How to Fix Cells for Flow Cytometry

Flow cytometry is a laboratory technique used to analyze individual cells or particles suspended in a fluid. It rapidly measures their physical and chemical characteristics as they pass through a laser beam. This technology is widely applied in various scientific fields, including immunology, cancer biology, and infectious disease monitoring, to characterize cell populations. Cell fixation is a preparatory step in flow cytometry, designed to preserve cells in a stable state for accurate and reproducible results.

Why Fix Cells

Cell fixation serves several important purposes in flow cytometry experiments. A primary reason is to preserve cellular morphology and internal structures, preventing cells from degrading or changing characteristics between sample collection and analysis. This is particularly useful for long-term studies or when immediate analysis is not possible.

Fixation also plays a safety role by inactivating potential biohazards within cell samples, especially important with patient-derived samples that might contain infectious agents. It also prepares cells for subsequent staining, particularly for intracellular targets like cytokines or phosphorylated proteins. By stabilizing the cell membrane and internal components, fixation allows for permeabilization, which creates openings for antibodies to access targets inside the cell.

Standard Fixation Reagents and Procedures

The most common fixatives in flow cytometry are formaldehyde-based solutions, such as paraformaldehyde (PFA), and alcohols like methanol. Formaldehyde cross-links proteins, stabilizing cellular structures and preventing degradation. This makes it suitable for preserving cell surface antigens and for subsequent intracellular staining. PFA is typically used at concentrations ranging from 0.5% to 4% in phosphate-buffered saline (PBS).

Methanol is a precipitating fixative that coagulates proteins and dissolves lipids. This effectively permeabilizes the cell membrane, allowing direct access for antibodies to intracellular targets without a separate permeabilization step. Methanol fixation is often preferred for analyzing DNA content or certain nuclear antigens and phosphoproteins.
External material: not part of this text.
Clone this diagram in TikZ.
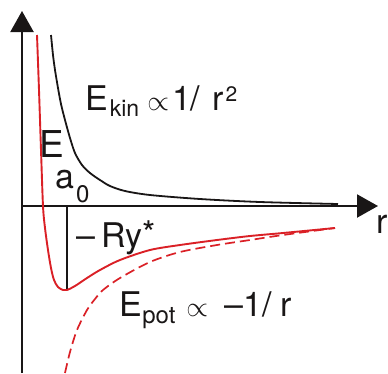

A general fixation procedure involves washing cells, adding fixative, incubating, and then washing again to remove excess. For PFA, cells are typically incubated on ice or at room temperature for 15 to 30 minutes, followed by washing with PBS. For methanol, cells are often incubated in cold methanol at -20°C for about 10-15 minutes. After fixation, samples can usually be stored in a refrigerator for several days, or weeks for alcohol-fixed cells, before flow cytometric analysis. Ensure cells are in a single-cell suspension before adding fixative to prevent clumping.

Optimizing Fixation for Specific Applications

Optimizing fixation parameters is often necessary for high-quality results, as different cell types and target antigens may require specific conditions. Key variables include fixative concentration, incubation time, and temperature. For instance, while 1-4% PFA is common, lower concentrations (e.g., 0.5-1%) at cooler temperatures (4-8°C) for shorter durations (around 10 minutes) can sometimes better preserve cell structure and antibody binding. Over-fixation, especially with PFA, can increase cellular autofluorescence and potentially mask or alter epitopes, making antigen detection more challenging.

Permeabilization usually follows fixation, particularly when staining intracellular antigens using formaldehyde-based fixatives. Since formaldehyde cross-links proteins but does not create pores in the cell membrane, a separate permeabilization step is needed for antibodies to enter the cell. Permeabilization agents, such as detergents like Saponin, Triton X-100, or Tween 20, disrupt the cell membrane. The choice of agent depends on the target’s subcellular location; for example, milder detergents like Saponin are suitable for cytoplasmic antigens, while stronger ones like Triton X-100 might be needed for nuclear targets.

When performing both surface and intracellular staining, stain cell surface antigens first, then fix, and finally permeabilize for intracellular staining. This sequence helps maintain the integrity and accessibility of surface antigens, which can sometimes be affected by fixation and permeabilization treatments. For delicate cell types, such as primary cells, use gentler fixation conditions to minimize cell loss or damage. Compatibility between fixatives and fluorescent dyes is also important, as some fluorochromes, particularly protein-based ones like PE or APC, can be denatured by alcohol-based fixatives.